→ **AIM**
Extract each line from the entries below that has the string "this" in it.

→ **SUPPLIED RECORDS**
--------------------------------------------------

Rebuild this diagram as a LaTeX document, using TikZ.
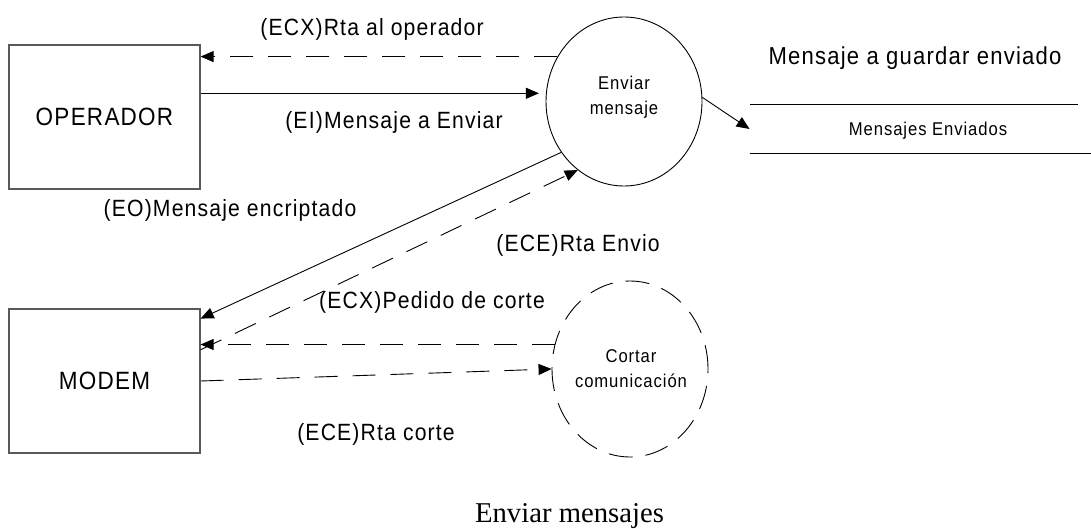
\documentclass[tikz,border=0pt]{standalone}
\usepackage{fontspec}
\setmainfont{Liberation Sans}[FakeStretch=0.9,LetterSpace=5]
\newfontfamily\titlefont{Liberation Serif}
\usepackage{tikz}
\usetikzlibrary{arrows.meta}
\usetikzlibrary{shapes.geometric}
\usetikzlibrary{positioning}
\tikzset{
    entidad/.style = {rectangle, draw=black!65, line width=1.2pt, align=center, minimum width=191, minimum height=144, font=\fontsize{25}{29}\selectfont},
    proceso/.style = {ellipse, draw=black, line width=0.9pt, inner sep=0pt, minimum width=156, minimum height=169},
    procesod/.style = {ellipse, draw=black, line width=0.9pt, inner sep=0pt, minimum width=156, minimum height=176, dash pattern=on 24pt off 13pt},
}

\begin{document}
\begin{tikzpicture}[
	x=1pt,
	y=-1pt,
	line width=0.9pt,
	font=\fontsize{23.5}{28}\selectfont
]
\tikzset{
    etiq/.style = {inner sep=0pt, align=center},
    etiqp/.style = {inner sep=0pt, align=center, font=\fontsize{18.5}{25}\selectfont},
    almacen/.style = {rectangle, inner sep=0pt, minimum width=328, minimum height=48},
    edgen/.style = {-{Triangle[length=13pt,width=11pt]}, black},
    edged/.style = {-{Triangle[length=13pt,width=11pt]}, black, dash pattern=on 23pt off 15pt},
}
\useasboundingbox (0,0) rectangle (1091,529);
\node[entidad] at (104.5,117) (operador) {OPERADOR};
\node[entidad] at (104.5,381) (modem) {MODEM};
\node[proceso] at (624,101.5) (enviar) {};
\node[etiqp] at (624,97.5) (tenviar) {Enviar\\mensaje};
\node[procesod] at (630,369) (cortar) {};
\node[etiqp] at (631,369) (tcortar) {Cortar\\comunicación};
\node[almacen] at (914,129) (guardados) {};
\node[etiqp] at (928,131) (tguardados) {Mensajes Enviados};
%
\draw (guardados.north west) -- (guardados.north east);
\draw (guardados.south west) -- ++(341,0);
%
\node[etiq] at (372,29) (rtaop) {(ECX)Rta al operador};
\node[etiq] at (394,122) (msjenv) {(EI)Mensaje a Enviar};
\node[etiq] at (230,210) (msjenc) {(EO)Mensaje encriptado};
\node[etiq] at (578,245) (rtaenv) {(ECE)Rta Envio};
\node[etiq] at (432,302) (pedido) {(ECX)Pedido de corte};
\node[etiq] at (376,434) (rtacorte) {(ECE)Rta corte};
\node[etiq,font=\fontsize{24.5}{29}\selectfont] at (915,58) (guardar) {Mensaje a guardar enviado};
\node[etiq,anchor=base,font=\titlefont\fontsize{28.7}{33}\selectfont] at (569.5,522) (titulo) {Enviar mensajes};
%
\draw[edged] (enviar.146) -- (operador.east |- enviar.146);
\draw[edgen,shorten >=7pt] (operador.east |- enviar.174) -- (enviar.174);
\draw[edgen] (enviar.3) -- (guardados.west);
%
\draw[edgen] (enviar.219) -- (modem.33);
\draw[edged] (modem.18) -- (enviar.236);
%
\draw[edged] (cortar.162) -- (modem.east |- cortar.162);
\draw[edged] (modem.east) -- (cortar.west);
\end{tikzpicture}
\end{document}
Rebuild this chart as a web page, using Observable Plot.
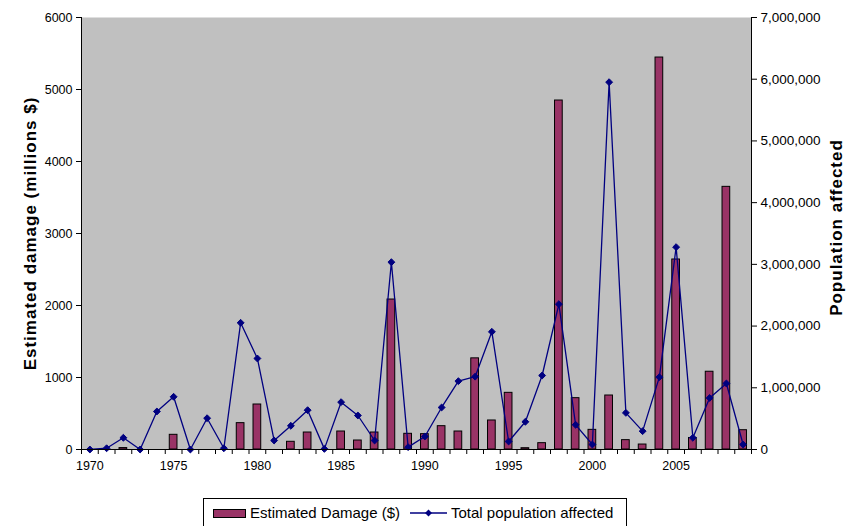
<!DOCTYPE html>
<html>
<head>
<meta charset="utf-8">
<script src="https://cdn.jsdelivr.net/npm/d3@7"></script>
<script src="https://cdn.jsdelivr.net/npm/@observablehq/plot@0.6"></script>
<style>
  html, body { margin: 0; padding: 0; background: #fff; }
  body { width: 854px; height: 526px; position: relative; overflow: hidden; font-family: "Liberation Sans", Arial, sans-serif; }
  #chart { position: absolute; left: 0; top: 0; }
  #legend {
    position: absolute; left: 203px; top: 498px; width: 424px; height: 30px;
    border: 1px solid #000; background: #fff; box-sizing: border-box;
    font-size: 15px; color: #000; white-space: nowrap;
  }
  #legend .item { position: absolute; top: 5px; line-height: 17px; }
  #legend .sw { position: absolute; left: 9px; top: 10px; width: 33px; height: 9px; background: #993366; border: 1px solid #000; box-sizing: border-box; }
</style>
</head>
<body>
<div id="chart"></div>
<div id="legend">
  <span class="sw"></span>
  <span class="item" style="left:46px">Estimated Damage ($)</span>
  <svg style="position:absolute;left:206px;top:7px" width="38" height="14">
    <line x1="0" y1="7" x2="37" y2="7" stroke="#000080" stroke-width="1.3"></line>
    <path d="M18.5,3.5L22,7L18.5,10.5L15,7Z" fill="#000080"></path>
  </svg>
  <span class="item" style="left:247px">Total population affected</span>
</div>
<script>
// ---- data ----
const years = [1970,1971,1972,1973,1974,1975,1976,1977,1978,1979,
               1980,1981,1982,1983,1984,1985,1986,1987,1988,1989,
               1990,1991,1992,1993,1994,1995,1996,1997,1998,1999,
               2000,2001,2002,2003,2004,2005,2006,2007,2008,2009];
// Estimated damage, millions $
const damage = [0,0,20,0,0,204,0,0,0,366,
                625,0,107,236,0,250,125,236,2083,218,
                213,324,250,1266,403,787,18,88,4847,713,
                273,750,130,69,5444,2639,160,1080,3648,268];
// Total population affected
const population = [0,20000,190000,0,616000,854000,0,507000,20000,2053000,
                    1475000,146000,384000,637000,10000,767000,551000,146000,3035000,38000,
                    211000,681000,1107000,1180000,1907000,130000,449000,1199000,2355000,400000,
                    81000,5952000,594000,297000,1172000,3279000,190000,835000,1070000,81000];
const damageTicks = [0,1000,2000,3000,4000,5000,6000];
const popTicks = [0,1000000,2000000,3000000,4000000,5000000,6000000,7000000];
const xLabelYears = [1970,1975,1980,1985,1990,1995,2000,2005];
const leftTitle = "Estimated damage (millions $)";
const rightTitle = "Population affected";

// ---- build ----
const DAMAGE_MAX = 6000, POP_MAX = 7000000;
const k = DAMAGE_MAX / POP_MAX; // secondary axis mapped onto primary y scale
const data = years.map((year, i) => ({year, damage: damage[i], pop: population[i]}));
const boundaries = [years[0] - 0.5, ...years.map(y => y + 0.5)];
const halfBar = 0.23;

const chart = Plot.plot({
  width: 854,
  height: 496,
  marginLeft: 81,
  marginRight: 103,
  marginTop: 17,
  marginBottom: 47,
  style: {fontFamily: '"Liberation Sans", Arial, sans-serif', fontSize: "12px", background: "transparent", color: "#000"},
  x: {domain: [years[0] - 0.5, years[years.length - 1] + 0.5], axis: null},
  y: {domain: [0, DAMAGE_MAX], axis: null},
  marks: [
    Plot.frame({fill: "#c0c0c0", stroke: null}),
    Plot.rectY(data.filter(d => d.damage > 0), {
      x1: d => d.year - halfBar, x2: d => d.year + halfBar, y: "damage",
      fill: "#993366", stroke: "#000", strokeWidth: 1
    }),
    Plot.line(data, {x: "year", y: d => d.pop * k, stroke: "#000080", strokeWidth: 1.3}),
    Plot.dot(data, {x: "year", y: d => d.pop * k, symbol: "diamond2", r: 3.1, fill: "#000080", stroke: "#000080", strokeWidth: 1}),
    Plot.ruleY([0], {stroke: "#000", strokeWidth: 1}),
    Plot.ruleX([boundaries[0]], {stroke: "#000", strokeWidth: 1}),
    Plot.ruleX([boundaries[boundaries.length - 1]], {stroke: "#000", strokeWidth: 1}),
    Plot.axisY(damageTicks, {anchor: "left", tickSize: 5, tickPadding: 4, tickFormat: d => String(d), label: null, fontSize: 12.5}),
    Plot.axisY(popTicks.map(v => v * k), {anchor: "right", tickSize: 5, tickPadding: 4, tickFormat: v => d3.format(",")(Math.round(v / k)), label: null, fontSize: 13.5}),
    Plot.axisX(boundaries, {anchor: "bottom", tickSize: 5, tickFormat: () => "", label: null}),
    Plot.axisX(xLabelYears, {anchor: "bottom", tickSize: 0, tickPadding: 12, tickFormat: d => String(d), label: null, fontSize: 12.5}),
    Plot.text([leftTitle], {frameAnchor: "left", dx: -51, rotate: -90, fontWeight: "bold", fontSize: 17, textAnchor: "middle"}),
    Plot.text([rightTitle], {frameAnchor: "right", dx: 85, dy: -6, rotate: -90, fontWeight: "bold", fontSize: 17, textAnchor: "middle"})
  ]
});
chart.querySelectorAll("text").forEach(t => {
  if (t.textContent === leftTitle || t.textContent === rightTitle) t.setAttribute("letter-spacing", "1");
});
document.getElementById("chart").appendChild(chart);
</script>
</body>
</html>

--------------------------------------------------

→ **TASK ANSWER**
Rebuild this diagram as a LaTeX document, using TikZ.
Rebuild this chart as a web page, using Observable Plot.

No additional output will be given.